Member of the Texas House of Representatives from the 102nd district
- Incumbent
- Assumed office January 8, 2019
- Preceded by: Linda Koop

Personal details
- Born: June 16, 1976 (age 50) Dallas, Texas, U.S.
- Party: Democratic
- Spouse: Johnny
- Children: 2
- Education: Dallas College, Eastfield0(AA); University of Texas, Arlington (BA); Southern Methodist University (JD); Texas Woman's University (MBA);
- Website00000: Campaign website

= Ana-Maria Ramos =

American politician

Ana-María Rodríguez Ramos (born June 16, 1976) is an American politician. She is a Democrat representing District 102 in the Texas House of Representatives since 2019. The 102nd district serves parts of the cities of Dallas, Richardson, and Garland.

== Political career ==

In 2018, Ramos ran against Republican incumbent Linda Koop for the 102nd District seat in the Texas House of Representatives, and won with 52.9% of the vote. She ran for re-election in 2020, and again faced Koop, this time winning 53.9% of the vote.

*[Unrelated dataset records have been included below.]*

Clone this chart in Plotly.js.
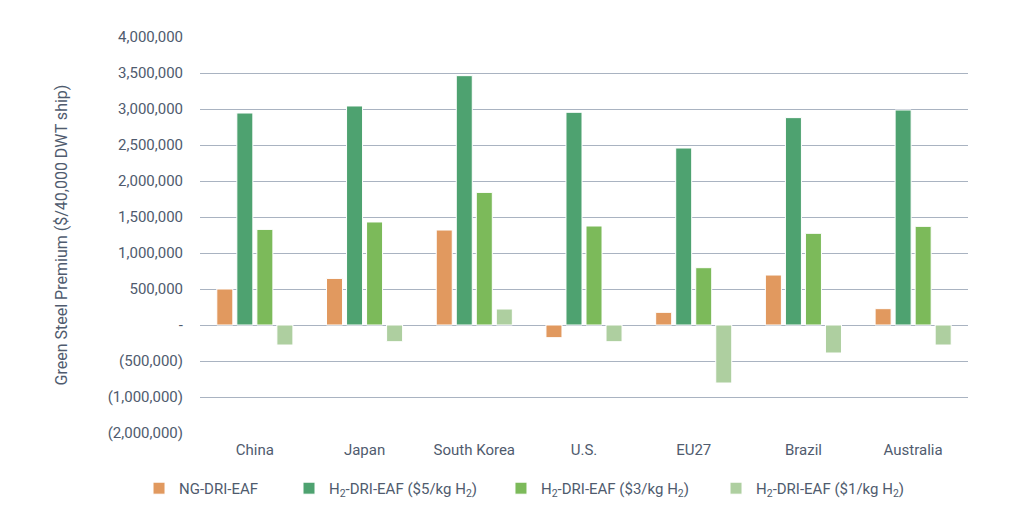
<!DOCTYPE html>
<html>
<head>
<meta charset="utf-8">
<script src="https://cdn.plot.ly/plotly-3.0.1.min.js"></script>
<style>
  html, body { margin: 0; padding: 0; background: #ffffff; }
  #plotDiv { width: 1024px; height: 521px; }
</style>
</head>
<body>
<div id="plotDiv"></div>
<script>
'use strict';

// countries on the x axis
const regions = ['China', 'Japan', 'South Korea', 'U.S.', 'EU27', 'Brazil', 'Australia'];

// green steel premium, $ per 40,000 DWT ship
const ngDriEaf = [500000, 647000, 1319000, -176000, 176000, 694000, 227000];
const h2Price5 = [2944000, 3042000, 3463000, 2954000, 2458000, 2880000, 2986000];
const h2Price3 = [1328000, 1431000, 1842000, 1375000, 796000, 1273000, 1370000];
const h2Price1 = [-278000, -232000, 222000, -232000, -806000, -389000, -278000];

// y tick labels as printed on the chart
const yTickVals = [4000000, 3500000, 3000000, 2500000, 2000000, 1500000, 1000000, 500000, 0, -500000, -1000000, -1500000];
const yTickText = ['4,000,000', '3,500,000', '3,000,000', '2,500,000', '2,000,000', '1,500,000', '1,000,000', '500,000', '-', '(500,000)', '(1,000,000)', '(2,000,000)'];

const textColor = '#4f5b6e';
const gridColor = '#a9b3c1';

function barTrace(name, values, color, legendId){
    return {
        type: 'bar',
        name: name,
        x: regions,
        y: values,
        legend: legendId,
        marker: {color: color, line: {color: '#ffffff', width: 1}},
        hoverinfo: 'x+y+name'
    };
}

// one legend per series so the entries sit where the original has them
function legendAt(xpos){
    return {
        orientation: 'h',
        x: xpos,
        xanchor: 'left',
        y: -0.14,
        yanchor: 'middle',
        bgcolor: 'rgba(0,0,0,0)',
        font: {size: 15, color: textColor}
    };
}

var data = [
    barTrace('NG-DRI-EAF', ngDriEaf, '#e1995f', 'legend'),
    barTrace('H<sub>2</sub>-DRI-EAF ($5/kg H<sub>2</sub>)', h2Price5, '#4ea270', 'legend2'),
    barTrace('H<sub>2</sub>-DRI-EAF ($3/kg H<sub>2</sub>)', h2Price3, '#7cba5a', 'legend3'),
    barTrace('H<sub>2</sub>-DRI-EAF ($1/kg H<sub>2</sub>)', h2Price1, '#aecfa0', 'legend4')
];

var layout = {
    width: 1024,
    height: 521,
    paper_bgcolor: '#ffffff',
    plot_bgcolor: '#ffffff',
    font: {family: 'Roboto, "Open Sans", sans-serif', size: 15, color: textColor},
    margin: {l: 200, r: 56, t: 37, b: 88, pad: 0},
    barmode: 'group',
    bargap: 0.27,
    bargroupgap: 0.2,
    showlegend: true,
    legend: legendAt(-0.0794),
    legend2: legendAt(0.1159),
    legend3: legendAt(0.3919),
    legend4: legendAt(0.6719),
    xaxis: {
        type: 'category',
        showgrid: false,
        showline: false,
        zeroline: false,
        ticks: '',
        ticklabelstandoff: 6,
        tickfont: {size: 15, color: textColor}
    },
    yaxis: {
        range: [-1500000, 4000000],
        tickmode: 'array',
        tickvals: yTickVals,
        ticktext: yTickText,
        showgrid: true,
        gridcolor: gridColor,
        gridwidth: 1,
        zeroline: true,
        zerolinecolor: gridColor,
        zerolinewidth: 1,
        showline: false,
        ticks: '',
        ticklabelstandoff: 16,
        tickfont: {size: 15, color: textColor},
        title: {
            text: 'Green Steel Premium ($/40,000 DWT ship)',
            font: {size: 16, color: textColor},
            standoff: 36
        }
    }
};

Plotly.newPlot('plotDiv', data, layout, {displayModeBar: false, staticPlot: true});
</script>
</body>
</html>
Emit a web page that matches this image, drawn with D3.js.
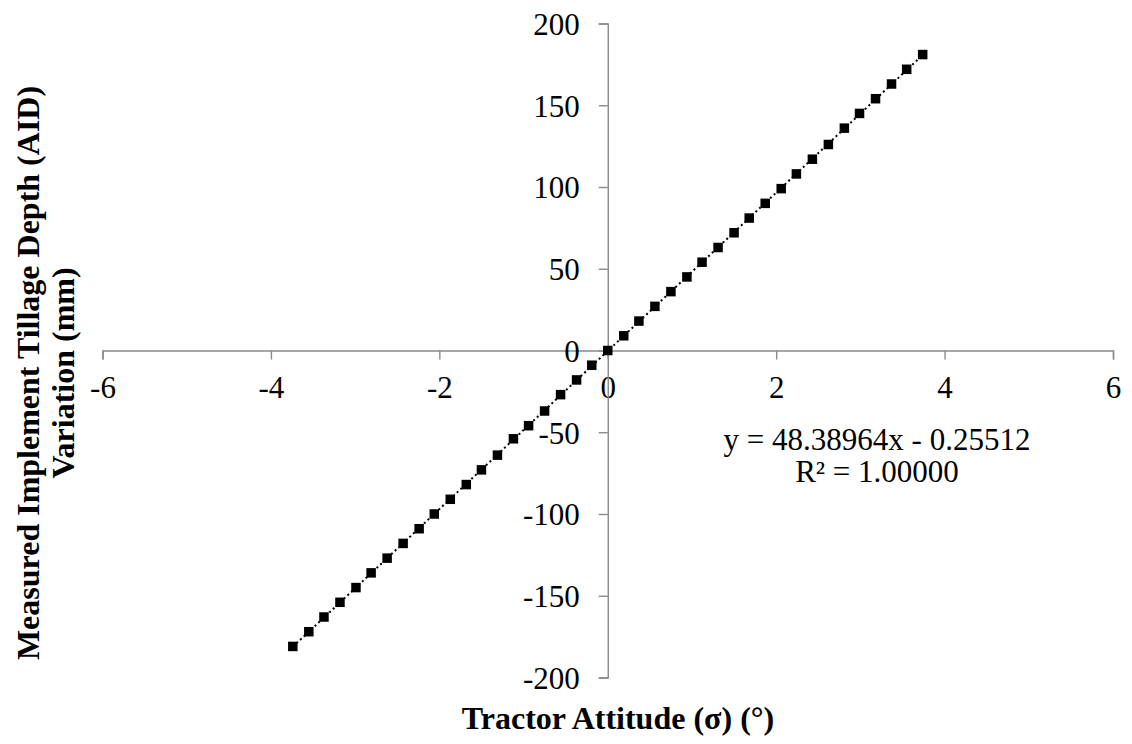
<!DOCTYPE html>
<html>
<head>
<meta charset="utf-8">
<script src="https://cdn.jsdelivr.net/npm/d3@7"></script>
<style>
  body { margin: 0; background: #fff; }
  svg { display: block; }
  text { font-family: "Liberation Serif", "Times New Roman", serif; fill: #000; }
</style>
</head>
<body>
<div id="chart"></div>
<script>
// Tractor attitude (deg) vs measured tillage depth variation (mm)
var attitude = [-3.74, -3.55, -3.37, -3.18, -2.99, -2.81, -2.62, -2.43, -2.24, -2.06,
    -1.87, -1.68, -1.50, -1.31, -1.12, -0.94, -0.75, -0.56, -0.37, -0.19, 0,
    0.19, 0.37, 0.56, 0.75, 0.94, 1.12, 1.31, 1.50, 1.68, 1.87,
    2.06, 2.24, 2.43, 2.62, 2.81, 2.99, 3.18, 3.37, 3.55, 3.74];
var depth = [-181, -172, -163, -154, -145, -136, -127, -118, -109, -100,
    -91, -82, -73, -64, -54, -46, -37, -27, -18, -9, 0,
    9, 18, 27, 36, 45, 54, 63, 72, 81, 90,
    99, 108, 117, 126, 136, 145, 154, 163, 172, 181];

var xTicks = [-6, -4, -2, 0, 2, 4, 6];
var yTicks = [-200, -150, -100, -50, 0, 50, 100, 150, 200];

var trendSlope = 48.38964, trendIntercept = -0.25512;
var equationLines = ["y = 48.38964x - 0.25512", "R\u00b2 = 1.00000"];

const width = 1132, height = 744;
const plot = { left: 102.5, right: 1113, top: 23.5, bottom: 677.5 };

var x = d3.scaleLinear().domain([-6, 6]).range([plot.left, plot.right]);
var y = d3.scaleLinear().domain([-200, 200]).range([plot.bottom, plot.top]);

var svg = d3.select("#chart").append("svg")
    .attr("width", width)
    .attr("height", height);

var axisColor = "#898989";
var fmt = function(d) { return String(d); };  // plain hyphen like Excel

// X axis through y = 0
var gx = svg.append("g")
    .attr("transform", "translate(0," + y(0) + ")")
    .call(d3.axisBottom(x).tickValues(xTicks).tickFormat(fmt).tickSize(9).tickSizeOuter(9));
gx.select(".domain").attr("stroke", axisColor).attr("stroke-width", 1.4);
gx.selectAll(".tick line").attr("stroke", axisColor).attr("stroke-width", 1.4);
gx.selectAll(".tick text")
    .attr("y", 37)
    .attr("dy", "0.35em")
    .style("font-size", "31px")
    .style("font-family", "Liberation Serif, serif");

// Y axis through x = 0
var gy = svg.append("g")
    .attr("transform", "translate(" + x(0) + ",0)")
    .call(d3.axisLeft(y).tickValues(yTicks).tickFormat(fmt).tickSize(9).tickSizeOuter(9));
gy.select(".domain").attr("stroke", axisColor).attr("stroke-width", 1.4);
gy.selectAll(".tick line").attr("stroke", axisColor).attr("stroke-width", 1.4);
gy.selectAll(".tick text")
    .attr("x", -28)
    .attr("dy", "0.35em")
    .style("font-size", "31px")
    .style("font-family", "Liberation Serif, serif");

// Linear trendline (dotted)
var tx = d3.extent(attitude);
svg.append("line")
    .attr("x1", x(tx[0]))
    .attr("y1", y(trendSlope * tx[0] + trendIntercept))
    .attr("x2", x(tx[1]))
    .attr("y2", y(trendSlope * tx[1] + trendIntercept))
    .attr("stroke", "#000")
    .attr("stroke-width", 2)
    .attr("stroke-dasharray", "2,3");

// Square markers
var m = 9.5;
svg.selectAll("rect.pt")
    .data(attitude)
    .enter().append("rect")
    .attr("class", "pt")
    .attr("x", function(d) { return x(d) - m / 2; })
    .attr("y", function(d, i) { return y(depth[i]) - m / 2; })
    .attr("width", m)
    .attr("height", m)
    .attr("fill", "#000");

// Trendline equation
svg.append("g").selectAll("text")
    .data(equationLines)
    .enter().append("text")
    .attr("x", 877)
    .attr("y", function(d, i) { return 450 + i * 32; })
    .attr("text-anchor", "middle")
    .style("font-size", "31px")
    .text(function(d) { return d; });

// X axis title
svg.append("text")
    .attr("x", 618)
    .attr("y", 729)
    .attr("text-anchor", "middle")
    .style("font-size", "32px")
    .style("font-weight", "bold")
    .text("Tractor Attitude (\u03c3) (\u00b0)");

// Y axis title, two lines
["Measured Implement Tillage Depth (AID)", "Variation (mm)"].forEach(function(t, i) {
    svg.append("text")
        .attr("transform", "translate(" + (39 + i * 35) + ",373) rotate(-90)")
        .attr("text-anchor", "middle")
        .style("font-size", "32px")
        .style("font-weight", "bold")
        .text(t);
});
</script>
</body>
</html>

Ramos currently sits on the Natural Resources committee, as well as the Human Services committee.

=== Electoral record ===

2018 general election: Texas House of Representatives, District 102
| Party |  | Candidate | Votes | % |
|---|---|---|---|---|
|  | Democratic | Ana-Maria Ramos | 30,025 | 52.88% |
|  | Republican | Linda Koop | 26,758 | 47.12% |

2020 general election: Texas House of Representatives, District 102
| Party |  | Candidate | Votes | % |
|---|---|---|---|---|
|  | Democratic | Ana-Maria Ramos | 37,219 | 53.94% |
|  | Republican | Linda Koop | 31,785 | 46.06% |

2022 general election: Texas House of Representatives, District 102
| Party |  | Candidate | Votes | % |
|---|---|---|---|---|
|  | Democratic | Ana-Maria Ramos | 23,068 | 62.22% |
|  | Republican | Susan Fischer | 14,007 | 37.78% |

== Personal life ==

Ramos earned a JD from SMU Dedman School of Law and an MBA from Texas Women's University. She currently works as an attorney, and as an associate professor at El Centro College.